Three Imaginary Girls

Seattle's Indie-Pop Press – Music Reviews, Film Reviews, and Big Fun

Listening to Life Like, the latest album from the North Carolina rock band The Rosebuds, it is obvious this is a band with a comprehensive understanding how music is made and crafted.

My favorite record of 2007 was Imperial Teen’s The Hair the TV the Baby and the Band (also released by Merge Records) because it was a pop record made by adults for adults; you could sing along to the songs but the lyrics showed an intellectual and mature depth that is uncommon in a lot of pop music (and trust me, I listen to – and enjoy – a lot of it). The Rosebud’s Life Like feels the same way. It is not quite as immediately accessible but it is equally satisfying and challenging.

The Rosebuds are the married duo of Ivan Howard and Kelly Crisp. They call North Carolina home and they recorded much of this album in their own studio, with the help of some friends (including members of Portastatic and Bon Iver’s Justin Vernon). Whereas their 2007 album, Night of the Furies was a much more synthetic pop record, this one, Life Like is a much more “natural” effort. It is a somber and melancholic album that is subtle but still has plenty of hooks. In mid-November, the time I started writing this review (I began listening to the album steadily two weeks prior), this record is the soundtrack to my autumn.

Life Like opens with the title track and it opens wistfully enough until a heavy bass line and steady drum beat kick in. Howard sings in a detached monotone voice that exudes little emotion until he briefly lifts the lyrical hook from The Rolling Stones’ “Get Off of My Cloud” as he sings (with her response to his call) “Wait! You! I’m a man, you’re the beast”. He reconciles “…consider my life, I’m wild but I’m not free.” Crisp provides the atmospheric backing harmonies in a track driven mostly by a twirling guitar part throughout the entire track.

That’s followed by “Cape Fear”, the most upbeat pop song amongst the ten on Life Like, and that is also heavily lyrically (but not really melodically). Taking its name from one of film’s great revenge tales (the 1962 version with Gregory Peck and Robert Mitchum is preferable to the 1991 Martin Scorsese edition with Nick Nolte and Robert DeNiro, for what it’s worth) where a released convict haunts the family of the person responsible for his incarceration. This song is a story of a catfish with a large appetite. Crisp sings of “a baby catfish to be fed, I turned him loose instead” and then “heard another catfish ate a man; got a search team going in; shake shake shake all right”. The song works so well because the harmonies are so catchy.

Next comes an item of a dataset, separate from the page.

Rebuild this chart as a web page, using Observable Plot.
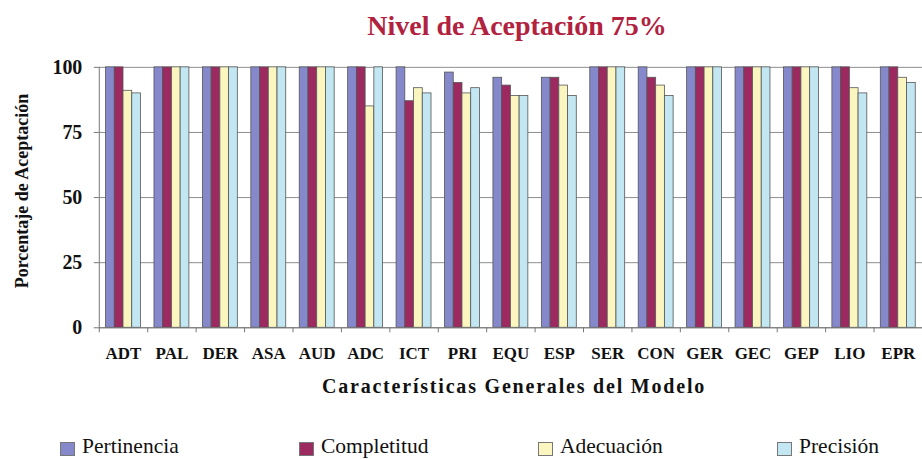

My other favorite track is “In the Backyard”, which closes the record. It reminds me of a less synthetic Depeche Mode track (and I mean that as a compliment). Ivan Howard sings of an Ouija board over some ghost-like backing harmonies in a really dark (but remarkably catchy) song. He introduces it by saying “some folks say it’s just a toy but that game will take your soul away, I heard my mother say it, it’s a gateway to the underworld” but where “Jim Morrison talked again to all the goth kids from his grave”. The organ/keyboard parts are upbeat but still haunting for the melody to fit the harmonies on this track. It sums up the atmospheric (and emotional) darkness of the entire thirty-some minutes nicely.

I don’t know if Life Like is my favorite Rosebuds record (I’m also quite fond of Night of the Furies but right now, as autumn is sun setting, it is the Rosebuds record I want to hear right now. It is an understated, but well-crafted, album that just feels more accomplished and less ambitious; consistent, lush and it never really makes a misstep. OK, forget which Rosebuds record I want to hear right now. This is the record I want to hear right now. Life Like will certainly live beyond this very moment, but we can worry about that later. I want to listen to it again.